**What the exercise asks**
Examine the material below. Gather every line in which the string "that" appears.

A run of records
★ ★ ★ ★

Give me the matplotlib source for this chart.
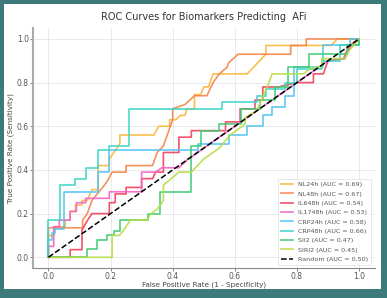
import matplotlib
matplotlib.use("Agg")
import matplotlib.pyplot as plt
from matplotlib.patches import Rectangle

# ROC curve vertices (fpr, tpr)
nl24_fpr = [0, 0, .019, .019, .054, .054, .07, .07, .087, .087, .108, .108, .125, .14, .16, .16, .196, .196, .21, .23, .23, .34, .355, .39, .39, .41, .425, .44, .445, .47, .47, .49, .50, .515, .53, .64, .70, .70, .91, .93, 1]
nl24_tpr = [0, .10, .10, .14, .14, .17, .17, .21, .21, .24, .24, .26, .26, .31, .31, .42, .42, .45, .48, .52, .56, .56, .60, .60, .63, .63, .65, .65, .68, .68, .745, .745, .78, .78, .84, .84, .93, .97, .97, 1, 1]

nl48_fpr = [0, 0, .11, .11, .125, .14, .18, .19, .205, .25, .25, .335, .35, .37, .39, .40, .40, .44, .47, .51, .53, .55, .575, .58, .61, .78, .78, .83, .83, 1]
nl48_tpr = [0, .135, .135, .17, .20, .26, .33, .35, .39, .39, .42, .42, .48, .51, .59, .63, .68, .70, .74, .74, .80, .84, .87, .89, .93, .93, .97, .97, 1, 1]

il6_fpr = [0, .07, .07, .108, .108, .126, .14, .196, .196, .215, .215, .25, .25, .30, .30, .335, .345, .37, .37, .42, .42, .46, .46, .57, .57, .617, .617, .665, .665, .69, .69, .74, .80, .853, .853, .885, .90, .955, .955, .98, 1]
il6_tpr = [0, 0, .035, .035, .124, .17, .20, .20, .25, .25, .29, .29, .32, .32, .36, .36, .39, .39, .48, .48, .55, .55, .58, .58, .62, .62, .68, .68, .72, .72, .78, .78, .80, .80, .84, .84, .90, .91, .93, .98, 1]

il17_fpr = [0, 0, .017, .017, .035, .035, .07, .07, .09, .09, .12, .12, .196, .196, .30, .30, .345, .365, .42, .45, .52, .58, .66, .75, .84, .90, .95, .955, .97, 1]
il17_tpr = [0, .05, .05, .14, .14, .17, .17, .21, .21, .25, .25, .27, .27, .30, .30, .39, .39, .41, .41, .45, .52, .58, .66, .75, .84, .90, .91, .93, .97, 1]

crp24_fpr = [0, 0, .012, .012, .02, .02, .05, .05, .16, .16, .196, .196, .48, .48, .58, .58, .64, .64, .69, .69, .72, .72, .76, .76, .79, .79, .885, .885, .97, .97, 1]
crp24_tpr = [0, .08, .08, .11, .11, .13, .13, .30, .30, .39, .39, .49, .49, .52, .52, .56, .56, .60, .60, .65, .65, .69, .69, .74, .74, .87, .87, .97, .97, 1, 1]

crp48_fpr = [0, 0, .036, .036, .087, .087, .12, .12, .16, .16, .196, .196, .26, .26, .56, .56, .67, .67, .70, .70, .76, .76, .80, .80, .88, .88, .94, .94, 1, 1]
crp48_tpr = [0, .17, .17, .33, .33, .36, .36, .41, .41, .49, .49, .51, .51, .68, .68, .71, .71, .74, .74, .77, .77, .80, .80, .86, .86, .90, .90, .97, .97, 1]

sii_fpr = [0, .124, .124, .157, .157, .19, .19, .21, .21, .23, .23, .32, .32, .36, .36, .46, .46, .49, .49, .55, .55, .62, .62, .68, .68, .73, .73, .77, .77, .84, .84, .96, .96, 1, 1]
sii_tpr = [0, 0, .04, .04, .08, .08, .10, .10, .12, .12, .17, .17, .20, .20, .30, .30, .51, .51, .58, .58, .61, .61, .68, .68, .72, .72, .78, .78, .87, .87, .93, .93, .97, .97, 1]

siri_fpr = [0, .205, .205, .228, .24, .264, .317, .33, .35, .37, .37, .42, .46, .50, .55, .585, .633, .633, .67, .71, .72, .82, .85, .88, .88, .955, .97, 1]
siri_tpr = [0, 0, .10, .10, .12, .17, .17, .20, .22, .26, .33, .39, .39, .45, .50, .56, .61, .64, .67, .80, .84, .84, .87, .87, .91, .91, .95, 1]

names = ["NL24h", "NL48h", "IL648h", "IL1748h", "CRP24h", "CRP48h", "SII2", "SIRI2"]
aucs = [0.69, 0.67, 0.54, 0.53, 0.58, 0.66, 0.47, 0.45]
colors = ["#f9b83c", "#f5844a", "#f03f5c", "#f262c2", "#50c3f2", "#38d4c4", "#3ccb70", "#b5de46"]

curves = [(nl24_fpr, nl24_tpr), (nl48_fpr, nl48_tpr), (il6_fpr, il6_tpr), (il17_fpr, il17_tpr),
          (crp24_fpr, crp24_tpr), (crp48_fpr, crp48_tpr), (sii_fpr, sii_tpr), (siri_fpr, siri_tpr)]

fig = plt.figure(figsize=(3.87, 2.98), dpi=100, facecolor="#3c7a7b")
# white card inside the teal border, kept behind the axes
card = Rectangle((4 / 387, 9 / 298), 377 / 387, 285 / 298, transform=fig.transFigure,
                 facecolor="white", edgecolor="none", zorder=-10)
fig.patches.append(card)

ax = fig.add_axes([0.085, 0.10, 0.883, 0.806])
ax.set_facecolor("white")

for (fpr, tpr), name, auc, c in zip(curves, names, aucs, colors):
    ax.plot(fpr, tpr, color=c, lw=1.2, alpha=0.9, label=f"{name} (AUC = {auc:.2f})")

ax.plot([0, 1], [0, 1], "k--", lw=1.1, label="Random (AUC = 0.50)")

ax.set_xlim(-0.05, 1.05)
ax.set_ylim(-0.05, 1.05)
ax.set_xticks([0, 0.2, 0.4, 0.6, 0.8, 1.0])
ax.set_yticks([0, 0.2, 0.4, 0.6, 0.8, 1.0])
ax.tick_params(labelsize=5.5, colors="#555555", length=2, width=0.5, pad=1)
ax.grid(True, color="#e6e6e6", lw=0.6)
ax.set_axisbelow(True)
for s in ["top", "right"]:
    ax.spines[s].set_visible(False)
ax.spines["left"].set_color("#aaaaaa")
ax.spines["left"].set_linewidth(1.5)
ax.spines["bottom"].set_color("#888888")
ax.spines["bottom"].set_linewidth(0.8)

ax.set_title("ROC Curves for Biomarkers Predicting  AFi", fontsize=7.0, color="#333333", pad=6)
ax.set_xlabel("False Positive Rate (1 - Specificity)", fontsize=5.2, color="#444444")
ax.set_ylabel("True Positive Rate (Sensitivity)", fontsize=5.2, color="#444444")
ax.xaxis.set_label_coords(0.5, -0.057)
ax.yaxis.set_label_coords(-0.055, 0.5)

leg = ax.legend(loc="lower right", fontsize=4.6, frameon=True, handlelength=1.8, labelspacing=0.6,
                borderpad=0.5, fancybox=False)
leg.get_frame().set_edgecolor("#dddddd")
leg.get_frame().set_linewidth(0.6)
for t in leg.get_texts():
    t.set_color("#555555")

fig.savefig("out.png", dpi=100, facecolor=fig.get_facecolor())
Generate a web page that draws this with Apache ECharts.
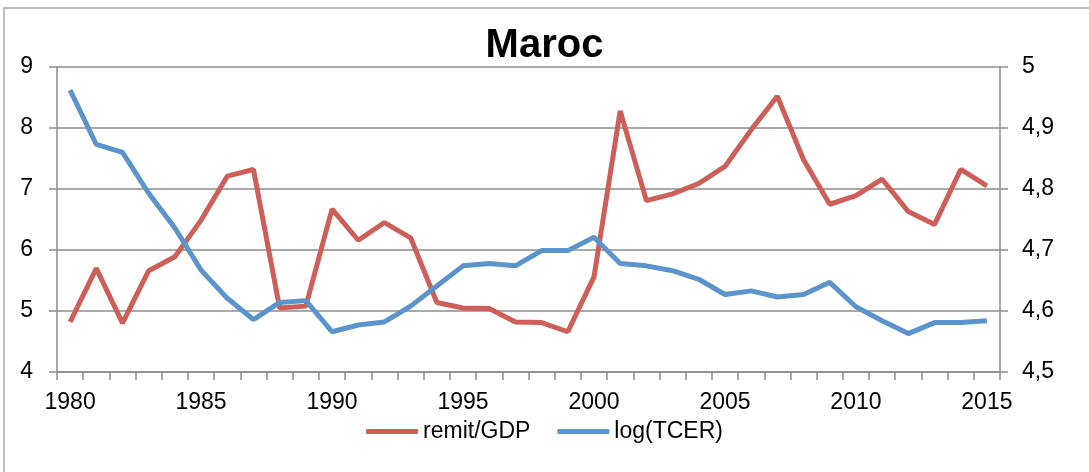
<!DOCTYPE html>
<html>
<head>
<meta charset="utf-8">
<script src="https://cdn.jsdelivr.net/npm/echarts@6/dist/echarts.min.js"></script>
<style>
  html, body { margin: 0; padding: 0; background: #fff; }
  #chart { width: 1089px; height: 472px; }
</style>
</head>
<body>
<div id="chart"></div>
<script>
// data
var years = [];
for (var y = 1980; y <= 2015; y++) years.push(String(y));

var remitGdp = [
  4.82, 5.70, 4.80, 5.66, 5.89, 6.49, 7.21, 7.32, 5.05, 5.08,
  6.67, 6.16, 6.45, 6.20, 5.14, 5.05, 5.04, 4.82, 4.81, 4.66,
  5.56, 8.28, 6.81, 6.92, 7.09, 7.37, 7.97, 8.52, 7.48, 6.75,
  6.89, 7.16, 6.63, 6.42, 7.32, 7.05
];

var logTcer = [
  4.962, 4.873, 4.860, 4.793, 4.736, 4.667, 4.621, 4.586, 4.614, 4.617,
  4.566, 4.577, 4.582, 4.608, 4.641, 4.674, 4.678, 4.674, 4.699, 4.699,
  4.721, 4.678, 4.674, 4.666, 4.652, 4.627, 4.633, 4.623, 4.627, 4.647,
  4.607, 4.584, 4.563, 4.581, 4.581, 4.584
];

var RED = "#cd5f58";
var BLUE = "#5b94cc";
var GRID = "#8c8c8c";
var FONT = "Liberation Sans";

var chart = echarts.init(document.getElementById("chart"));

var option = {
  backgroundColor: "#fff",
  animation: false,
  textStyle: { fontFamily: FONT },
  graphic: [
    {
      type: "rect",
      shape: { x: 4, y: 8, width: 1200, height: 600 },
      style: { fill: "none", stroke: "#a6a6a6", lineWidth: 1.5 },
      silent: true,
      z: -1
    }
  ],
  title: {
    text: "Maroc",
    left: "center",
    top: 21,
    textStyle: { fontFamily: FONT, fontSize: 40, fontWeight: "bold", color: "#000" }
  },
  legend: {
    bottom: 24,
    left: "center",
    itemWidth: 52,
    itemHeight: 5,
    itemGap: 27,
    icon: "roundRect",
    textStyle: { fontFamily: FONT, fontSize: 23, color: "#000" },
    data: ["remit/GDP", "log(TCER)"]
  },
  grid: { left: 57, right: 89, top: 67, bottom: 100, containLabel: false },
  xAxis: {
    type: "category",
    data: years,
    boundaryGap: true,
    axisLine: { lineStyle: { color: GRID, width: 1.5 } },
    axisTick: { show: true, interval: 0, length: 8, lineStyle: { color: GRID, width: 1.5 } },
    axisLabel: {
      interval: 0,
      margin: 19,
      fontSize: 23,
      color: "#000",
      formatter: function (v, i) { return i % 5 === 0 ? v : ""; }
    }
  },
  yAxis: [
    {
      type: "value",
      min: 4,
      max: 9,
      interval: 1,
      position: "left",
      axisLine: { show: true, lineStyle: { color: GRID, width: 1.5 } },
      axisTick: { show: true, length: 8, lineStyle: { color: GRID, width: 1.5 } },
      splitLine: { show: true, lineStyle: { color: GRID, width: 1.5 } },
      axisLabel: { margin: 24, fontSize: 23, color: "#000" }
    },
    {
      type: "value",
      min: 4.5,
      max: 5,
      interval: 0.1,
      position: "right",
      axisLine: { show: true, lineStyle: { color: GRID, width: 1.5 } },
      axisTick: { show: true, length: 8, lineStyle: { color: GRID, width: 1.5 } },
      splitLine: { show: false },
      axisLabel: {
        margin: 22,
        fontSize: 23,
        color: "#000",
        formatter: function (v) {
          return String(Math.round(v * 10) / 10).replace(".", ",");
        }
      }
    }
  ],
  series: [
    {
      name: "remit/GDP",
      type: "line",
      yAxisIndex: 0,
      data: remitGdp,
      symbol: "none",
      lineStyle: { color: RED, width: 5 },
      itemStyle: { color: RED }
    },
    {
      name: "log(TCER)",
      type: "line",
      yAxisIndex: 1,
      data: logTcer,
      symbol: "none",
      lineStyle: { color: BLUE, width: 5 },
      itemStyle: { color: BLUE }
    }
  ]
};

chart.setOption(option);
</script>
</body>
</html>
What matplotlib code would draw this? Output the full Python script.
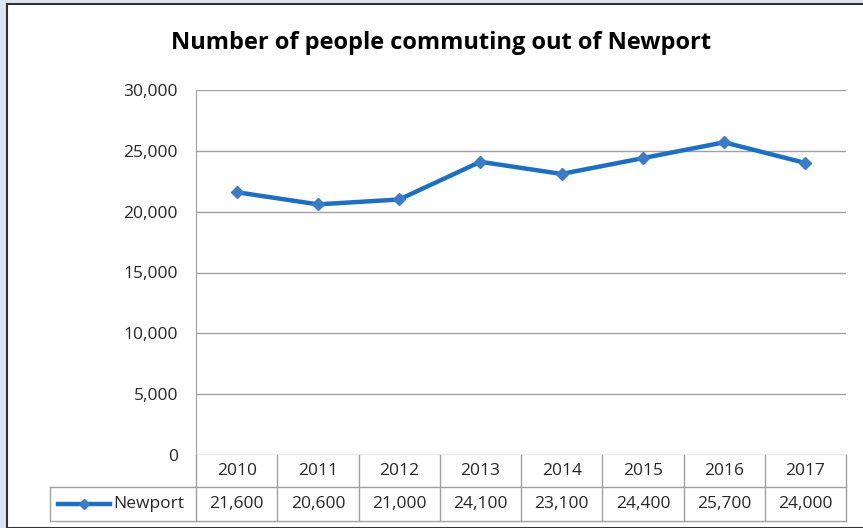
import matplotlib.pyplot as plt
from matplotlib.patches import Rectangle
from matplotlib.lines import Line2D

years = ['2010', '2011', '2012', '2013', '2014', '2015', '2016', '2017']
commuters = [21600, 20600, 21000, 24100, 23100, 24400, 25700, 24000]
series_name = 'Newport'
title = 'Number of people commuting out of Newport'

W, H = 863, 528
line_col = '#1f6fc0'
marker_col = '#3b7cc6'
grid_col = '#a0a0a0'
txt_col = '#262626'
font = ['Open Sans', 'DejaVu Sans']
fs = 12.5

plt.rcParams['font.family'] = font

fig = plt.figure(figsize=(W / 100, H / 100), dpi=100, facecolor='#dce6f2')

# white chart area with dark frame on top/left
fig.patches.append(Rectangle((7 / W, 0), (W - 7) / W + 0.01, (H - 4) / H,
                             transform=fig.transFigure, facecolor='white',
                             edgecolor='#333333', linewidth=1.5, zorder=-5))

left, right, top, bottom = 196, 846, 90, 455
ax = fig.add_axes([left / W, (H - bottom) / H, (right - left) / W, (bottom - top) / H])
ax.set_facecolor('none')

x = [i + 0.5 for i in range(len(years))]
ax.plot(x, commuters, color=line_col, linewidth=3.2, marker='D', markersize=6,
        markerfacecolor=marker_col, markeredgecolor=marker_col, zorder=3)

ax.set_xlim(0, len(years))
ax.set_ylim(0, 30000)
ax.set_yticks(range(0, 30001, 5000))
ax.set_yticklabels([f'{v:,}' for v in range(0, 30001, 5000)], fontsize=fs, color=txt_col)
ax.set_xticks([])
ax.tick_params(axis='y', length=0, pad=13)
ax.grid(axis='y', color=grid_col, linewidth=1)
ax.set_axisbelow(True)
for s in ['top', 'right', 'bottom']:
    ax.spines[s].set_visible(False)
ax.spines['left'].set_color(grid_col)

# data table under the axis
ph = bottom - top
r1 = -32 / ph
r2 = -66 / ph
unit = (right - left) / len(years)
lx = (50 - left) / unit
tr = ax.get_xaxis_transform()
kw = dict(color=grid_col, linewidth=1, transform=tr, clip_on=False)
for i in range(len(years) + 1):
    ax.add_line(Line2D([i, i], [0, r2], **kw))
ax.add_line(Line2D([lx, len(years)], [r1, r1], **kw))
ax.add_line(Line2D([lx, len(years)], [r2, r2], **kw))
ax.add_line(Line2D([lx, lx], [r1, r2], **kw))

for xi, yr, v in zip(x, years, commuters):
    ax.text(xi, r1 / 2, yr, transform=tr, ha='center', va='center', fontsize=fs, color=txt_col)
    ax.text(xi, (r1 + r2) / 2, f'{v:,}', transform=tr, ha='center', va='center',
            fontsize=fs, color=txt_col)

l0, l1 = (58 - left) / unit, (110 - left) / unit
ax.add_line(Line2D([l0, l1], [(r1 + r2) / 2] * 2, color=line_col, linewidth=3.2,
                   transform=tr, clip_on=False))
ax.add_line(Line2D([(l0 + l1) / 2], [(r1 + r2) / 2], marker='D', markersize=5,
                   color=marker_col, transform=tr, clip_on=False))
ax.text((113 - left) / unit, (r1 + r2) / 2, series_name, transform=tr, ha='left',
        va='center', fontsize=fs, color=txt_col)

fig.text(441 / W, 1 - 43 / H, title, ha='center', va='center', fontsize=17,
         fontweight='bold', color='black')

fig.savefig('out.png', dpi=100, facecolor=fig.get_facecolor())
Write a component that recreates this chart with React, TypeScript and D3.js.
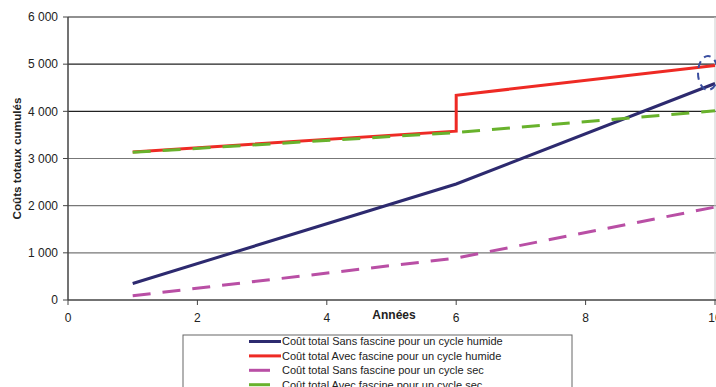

★ ★ ★ ★

**Answer for this exercise**
Generate a web page that draws this with Apache ECharts.
Write a component that recreates this chart with React, TypeScript and D3.js.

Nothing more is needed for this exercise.